The process of making wine is labor intensive at times and other times requires patience. Selecting the right area “Terroir” is vitally important……PLACE MATTERS. Since I am day-dreaming as I answer the question, I would pick an area in Spain or Italy or even Chile (if I could not afford California!). These areas are beautiful and have a long history of making wines. The culinary history combined with the enologic history makes these areas particularly attractive. From there you have to choose a varietal (type of grape). I am particularly fond of Reds from Cabernet to Tempranillo to Nebbiolo to Carmenere. Choosing the right varietal to match the terroir is very important. Not all grapes grow well in all locations.

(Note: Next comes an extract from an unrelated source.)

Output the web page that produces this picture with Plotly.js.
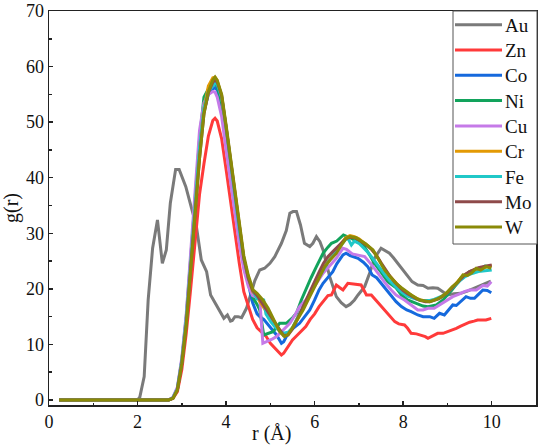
<!DOCTYPE html>
<html>
<head>
<meta charset="utf-8">
<script src="https://cdn.plot.ly/plotly-3.0.1.min.js"></script>
<style>html,body{margin:0;padding:0;background:#fff;}#chart{width:550px;height:446px;}</style>
</head>
<body>
<div id="chart"></div>
<script>
// Series names
const seriesNames = ["Au","Zn","Co","Ni","Cu","Cr","Fe","Mo","W"];

// Au
const r_Au = [0.25,2.0,2.05,2.15,2.24,2.34,2.45,2.56,2.65,2.74,2.86,2.94,3.09,3.22,3.33,3.44,3.56,3.65,3.78,3.87,3.95,4.03,4.1,4.14,4.2,4.27,4.35,4.46,4.55,4.65,4.76,4.87,4.99,5.1,5.25,5.36,5.44,5.51,5.59,5.68,5.77,5.89,5.96,6.04,6.12,6.19,6.34,6.49,6.6,6.71,6.8,6.9,6.98,7.13,7.25,7.35,7.5,7.6,7.69,7.78,7.88,8.0,8.1,8.2,8.33,8.45,8.56,8.67,8.78,8.9,9.0,9.15,9.3,9.45,9.6,9.8,9.98];
const g_Au = [0,0,0.5,4.2,18,27.3,32.4,24.6,27,35.4,41.5,41.5,38.4,34.2,31.2,25.2,23.1,18.9,17.1,16,14.7,15.3,14.2,14.3,15,15,14.8,16.5,19,21.5,23.4,23.7,24.6,25.8,28.2,30.5,33.6,33.9,33.9,31.5,28.2,27.6,28.2,29.4,28.5,27,22.2,18.6,17.5,16.8,17.2,18,18.9,20.4,23,25.5,27.3,26.8,26.4,25.6,24.6,23.3,22.2,21.3,20.7,20.6,20.1,20.2,20.1,19.4,18.9,19.1,19.2,19.6,20.1,20.8,21.4];

// First-peak grid shared by the alloys
const r_peak = [0.23,2.7,2.8,2.9,3.0,3.1,3.2,3.3,3.4,3.5,3.6,3.7,3.75,3.8,3.9,4.0,4.1,4.2,4.3,4.4,4.5];

// Zn
const g_Zn_peak = [0,0,0.3,1.5,5.5,12,20,28.5,37,42.5,47.5,50.3,50.7,50.2,47,41.5,35.5,30,24.5,19.5,17];
const r_Zn_tail = [4.6,4.7,4.8,4.9,5.0,5.1,5.2,5.25,5.3,5.4,5.5,5.6,5.7,5.8,5.9,6.0,6.1,6.2,6.3,6.38,6.49,6.57,6.64,6.75,6.9,7.05,7.17,7.28,7.4,7.5,7.58,7.7,7.81,7.9,8.03,8.1,8.18,8.3,8.41,8.5,8.56,8.7,8.78,8.9,9.0,9.1,9.2,9.3,9.42,9.5,9.6,9.68,9.8,9.87,9.99];
const g_Zn_tail = [14.5,13,12.3,11.5,10.2,9.3,8.5,8.1,8.4,9.5,10.8,11.6,12.4,13.2,14.5,15.5,16.8,17.8,18.8,18.9,20.7,20.2,19.8,21,20.9,20.7,18.9,18.9,17.8,16.9,16.2,15.2,14.1,13.7,13.5,12.9,12,11.9,11.7,11.4,11.1,11.6,12,12,12.3,12.5,12.9,13.3,13.8,14,14.2,14.4,14.4,14.4,14.7];

// Co
const g_Co_peak = [0,0,0.4,2,7,14.5,24.5,35,45,52,55,56,56.2,55.8,53,47.5,41.5,35.5,29.5,24.5,21];
const r_Co_tail = [4.6,4.7,4.76,4.85,4.95,5.05,5.14,5.25,5.3,5.4,5.5,5.66,5.8,5.89,6.0,6.1,6.19,6.3,6.41,6.5,6.64,6.71,6.8,6.98,7.1,7.2,7.3,7.4,7.5,7.6,7.73,7.84,7.96,8.08,8.18,8.33,8.45,8.6,8.7,8.82,8.93,9.12,9.2,9.3,9.42,9.52,9.61,9.7,9.8,9.9,9.99];
const g_Co_tail = [17.5,15.5,15,14.5,13.5,12.5,11.7,10.2,10.5,12,12.8,13.8,15.2,16.2,18,19.8,21,22,23.1,24.5,26.1,26.4,26,25.5,24.8,24,22.5,22,21,20,18.9,17.7,16.8,16.2,15.9,15.3,15,15,14.7,15.6,15.3,17.1,17,17.7,18.6,18.3,18.3,19,19.8,19.7,19.3];

// Ni
const g_Ni_peak = [0,0,0.4,2.1,7.2,15,25.5,36.5,47,54.5,56,56.8,57,56.5,53.5,48,42,36,30,25,21.5];
const r_Ni_tail = [4.6,4.7,4.76,4.85,4.95,5.06,5.21,5.36,5.5,5.59,5.7,5.81,5.92,6.04,6.19,6.3,6.38,6.5,6.65,6.8,6.95,7.1,7.25,7.35,7.5,7.65,7.84,7.96,8.1,8.29,8.45,8.56,8.75,8.9,8.97,9.1,9.27,9.4,9.5,9.61,9.75,9.85,9.99];
const g_Ni_tail = [18.5,17.2,16.2,11.7,12,12.3,13.8,13.8,14.8,15.6,18,20.1,22,24,26.4,27.5,28.2,28.6,29.7,29.2,28.5,27.9,26,24.6,23,21.3,20.2,18.9,18,17.4,16.9,16.8,17.1,18,18.6,19.8,21.5,22.5,23.1,23.4,23.6,24.1,24];

// Cu
const g_Cu_peak = [0,0,0.5,2.3,7.6,15.5,26.5,38,48.5,53.5,55,55.5,55.4,54.5,51,45,39,33.5,28,23.5,20.5];
const r_Cu_tail = [4.6,4.7,4.76,4.83,4.95,5.05,5.14,5.3,5.44,5.55,5.66,5.8,5.89,6.0,6.19,6.35,6.49,6.64,6.72,6.85,7.0,7.13,7.32,7.43,7.6,7.73,7.84,8.03,8.2,8.33,8.45,8.56,8.7,8.85,9.0,9.12,9.25,9.38,9.5,9.65,9.8,9.9,9.99];
const g_Cu_tail = [18.8,18.4,18.2,10.2,10.6,11,11.4,12.6,13.8,15.2,16.8,18,19.2,20.5,22.8,24.3,25.5,27.3,27.1,26.3,26.1,25.8,24,22.8,21,19.8,18.9,18,17,16.2,16.2,16.5,16.5,17.2,18,18.6,19,19.5,19.8,19.8,20.6,20.5,21.3];

// Cr
const g_Cr_peak = [0,0,0.3,1.9,6.8,14,24,34.5,45,52.5,56.5,58,58.1,57.5,54.5,49,43,37,31,25.5,22];
const r_Cr_tail = [4.6,4.7,4.8,4.9,5.0,5.1,5.2,5.3,5.4,5.5,5.6,5.7,5.8,5.9,6.0,6.1,6.2,6.3,6.4,6.5,6.6,6.7,6.8,6.9,7.0,7.1,7.2,7.3,7.4,7.5,7.6,7.7,7.8,7.9,8.0,8.1,8.2,8.3,8.4,8.5,8.6,8.7,8.8,8.9,9.0,9.1,9.2,9.3,9.4,9.5,9.6,9.7,9.8,9.9,10.0];
const g_Cr_tail = [19.5,18.5,17.2,16,15,13.5,12.5,11.8,12,13,14.6,16,17.8,19.4,21,22.4,23.8,25,26,27,28.2,29.2,29.6,29.4,29,28.4,27.8,27,26,24.6,23.3,22.3,21.3,20.5,19.8,19.2,18.8,18.3,18,17.8,17.8,18,18.3,18.8,19.4,20.2,21,22,22.6,23,23.4,23.6,23.8,24,24.2];

// Fe
const g_Fe_peak = [0,0,0.4,2,7,14.5,24.5,35,45.5,52.5,55.5,56.5,57,56.8,54.5,49,42.5,36.5,30.5,25.5,22];
const r_Fe_tail = [4.6,4.7,4.75,4.85,4.9,5.0,5.1,5.2,5.3,5.4,5.5,5.6,5.7,5.8,5.9,6.0,6.1,6.2,6.3,6.4,6.5,6.6,6.7,6.75,6.83,6.9,7.0,7.1,7.2,7.3,7.39,7.5,7.6,7.7,7.8,7.9,8.0,8.1,8.2,8.3,8.4,8.5,8.6,8.7,8.8,8.9,9.0,9.1,9.2,9.3,9.4,9.5,9.6,9.7,9.8,9.9,10.0];
const g_Fe_tail = [19.8,18.2,18.2,18,15.5,14.2,13.2,12.5,12,12.2,13,14.5,16,17.5,19.2,20.8,22.2,23.5,24.8,25.8,26.8,28,28.9,29.1,27.9,28.6,28.2,27.4,26.6,25.6,24.6,23.4,22.4,21.4,20.6,19.8,19.2,18.7,18.4,18.1,17.9,17.9,17.9,18.1,18.4,18.8,19.3,20,20.8,21.6,22.2,22.6,22.9,23.1,23.2,23.3,23.4];

// Mo
const g_Mo_peak = [0,0,0.3,1.8,6.5,13.5,23.5,33.5,43.5,51.5,55.3,57.2,57.6,57.2,54.8,49.2,43.2,37.5,31,25.5,22];
const r_Mo_tail = [4.6,4.7,4.8,4.9,5.0,5.1,5.2,5.3,5.4,5.5,5.6,5.7,5.8,5.9,6.0,6.1,6.2,6.3,6.4,6.5,6.6,6.7,6.8,6.9,7.0,7.1,7.2,7.3,7.4,7.5,7.6,7.7,7.8,7.9,8.0,8.1,8.2,8.3,8.4,8.5,8.6,8.7,8.8,8.9,9.0,9.1,9.2,9.3,9.4,9.5,9.6,9.7,9.8,9.9,10.0];
const g_Mo_tail = [19.7,18.8,17.6,16.4,15.2,13.8,12.6,11.6,11.7,12.8,14.4,16,17.8,19.6,21.4,23,24.6,25.8,26.6,27.4,28.3,29,29.3,29.2,28.8,28.3,27.7,27,26,24.7,23.4,22.3,21.3,20.4,19.7,19.1,18.6,18.2,17.9,17.7,17.7,17.9,18.2,18.7,19.3,20.1,21,21.9,22.6,23.1,23.5,23.8,24,24.2,24.3];

// W
const g_W_peak = [0,0,0.3,1.8,6.5,13.5,23.5,33.5,43.5,51.5,55.5,57.6,58.1,57.5,55,49.5,43.5,38,31.5,26,22.5];
const r_W_tail = [4.61,4.7,4.83,4.95,5.06,5.15,5.21,5.32,5.4,5.47,5.6,5.74,5.85,5.96,6.1,6.23,6.35,6.49,6.6,6.71,6.8,6.94,7.05,7.15,7.32,7.45,7.58,7.7,7.84,7.96,8.1,8.2,8.37,8.5,8.6,8.75,8.85,8.97,9.1,9.23,9.35,9.45,9.55,9.65,9.75,9.87,9.99];
const g_W_tail = [19.8,19.2,18,16.5,14.7,13.2,12.3,11.4,11.8,12.6,14.3,16.2,18,19.8,22,24,25.2,26.4,27.8,29.1,29.4,29.2,28.6,28.1,27,25.3,23.4,22.2,21,20.2,19.3,18.8,18,17.8,17.7,18.1,18.5,19.2,20.3,21.2,22.5,22.4,22.9,23.7,23.4,24,23.7];

const colors = {Au:"#7a7a7a", Zn:"#ff3a3a", Co:"#1569dd", Ni:"#12a35c", Cu:"#c57ae8", Cr:"#e39a05", Fe:"#20c8c8", Mo:"#8e4a4a", W:"#8a8a08"};

const seriesData = {
  Au: [r_Au, g_Au],
  Zn: [r_peak.concat(r_Zn_tail), g_Zn_peak.concat(g_Zn_tail)],
  Co: [r_peak.concat(r_Co_tail), g_Co_peak.concat(g_Co_tail)],
  Ni: [r_peak.concat(r_Ni_tail), g_Ni_peak.concat(g_Ni_tail)],
  Cu: [r_peak.concat(r_Cu_tail), g_Cu_peak.concat(g_Cu_tail)],
  Cr: [r_peak.concat(r_Cr_tail), g_Cr_peak.concat(g_Cr_tail)],
  Fe: [r_peak.concat(r_Fe_tail), g_Fe_peak.concat(g_Fe_tail)],
  Mo: [r_peak.concat(r_Mo_tail), g_Mo_peak.concat(g_Mo_tail)],
  W:  [r_peak.concat(r_W_tail), g_W_peak.concat(g_W_tail)]
};

const traces = seriesNames.map(n => ({
  type: "scatter", mode: "lines", name: n,
  x: seriesData[n][0], y: seriesData[n][1],
  line: {color: colors[n], width: 3}
}));

const font = "'Liberation Serif', 'Times New Roman', Times, serif";

// Plot-area geometry (pixels) used to place the drawn legend box
const L = 49, R = 536, T = 11, B = 405;
const px = v => (v - L) / (R - L);
const py = v => (B - v) / (B - T);

const shapes = [{
  type: "rect", xref: "paper", yref: "paper",
  x0: px(453), x1: px(537), y0: py(244), y1: py(11),
  line: {color: "#555", width: 1}, fillcolor: "#fff", layer: "above"
}];
const annotations = [{
  text: "r (Å)", xref: "paper", yref: "paper",
  x: px(271), y: py(433), xanchor: "center", yanchor: "middle", showarrow: false,
  font: {family: font, size: 20, color: "#111"}
}];
seriesNames.forEach((n, i) => {
  const yc = 24.7 + i * 25.3;
  shapes.push({
    type: "line", xref: "paper", yref: "paper",
    x0: px(455), x1: px(502), y0: py(yc), y1: py(yc),
    line: {color: colors[n], width: 3}, layer: "above"
  });
  annotations.push({
    text: n, xref: "paper", yref: "paper",
    x: px(503), y: py(yc + 0.5), xanchor: "left", yanchor: "middle", showarrow: false,
    font: {family: font, size: 19, color: "#111"}
  });
});

const layout = {
  width: 550, height: 446,
  margin: {l: 49, r: 14, t: 11, b: 41},
  paper_bgcolor: "#fff", plot_bgcolor: "#fff",
  font: {family: font, size: 18, color: "#111"},
  showlegend: false,
  xaxis: {
    range: [0, 11], dtick: 2, tick0: 0,
    ticks: "inside", ticklen: 4, tickwidth: 1.5, tickcolor: "#222",
    minor: {dtick: 1, ticks: "inside", ticklen: 2.5, tickwidth: 1.5, tickcolor: "#222"},
    showline: true, linecolor: "#222", linewidth: 1.5, mirror: true,
    showgrid: false, zeroline: false,
    tickfont: {family: font, size: 18, color: "#111"}
  },
  yaxis: {
    range: [-0.9, 70], dtick: 10, tick0: 0,
    ticks: "inside", ticklen: 4, tickwidth: 1.5, tickcolor: "#222",
    minor: {dtick: 5, ticks: "inside", ticklen: 2.5, tickwidth: 1.5, tickcolor: "#222"},
    showline: true, linecolor: "#222", linewidth: 1.5, mirror: true,
    showgrid: false, zeroline: false,
    tickfont: {family: font, size: 18, color: "#111"},
    title: {text: "g(r)", font: {family: font, size: 20, color: "#111"}, standoff: 4}
  },
  shapes: shapes,
  annotations: annotations
};

Plotly.newPlot("chart", traces, layout, {displayModeBar: false, staticPlot: true});
</script>
</body>
</html>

Once you choose your grapes, you then have to grow them. Some new vines may take 4 to 5 years to become mature enough to use the grapes. The process of new grapes budding in the spring and mature in the summer to being harvested in the fall, is extraordinary. The excitement of harvesting the grapes and starting the process of wine. From the “crush” (squeezing the juice from the grapes)  to the fermentation (yeast transforms the grape sugar to alcohol) to the aging process (stainless steel tanks to barrels); the grace and power of nature is in full view. There is an intoxicating smell associated with fermenting wine.

The next step of properly preparing your wine is also fascinating, the aging process or finishing school. Do I use new wood barrels vs used? Or do I use American Oak vs French or Hungarian Oak? Do I blend the wine with other wines and If I do at what percentage? These are important questions that help develop your wines personality. I almost liken the thought to raising kids! Your kids are a reflection of you as is your wine.

Finally, after allowing the wine to sit in barrels for perhaps a year or longer, you finally get to taste your finished product. The excitement of the tasting and finding foods that pair well is provocative and lifelong. Wines change and continue to mature with time, much like humans, and what food pairs well now maybe different 5 years from now.

I get very whimsical when I think of being a winemaker but ultimately, what attracts me the most is being outdoors and growing something that I can enjoy for many years. The art and practice of wine-making has been around for millennia and to be able to do that for a living would be time well spent.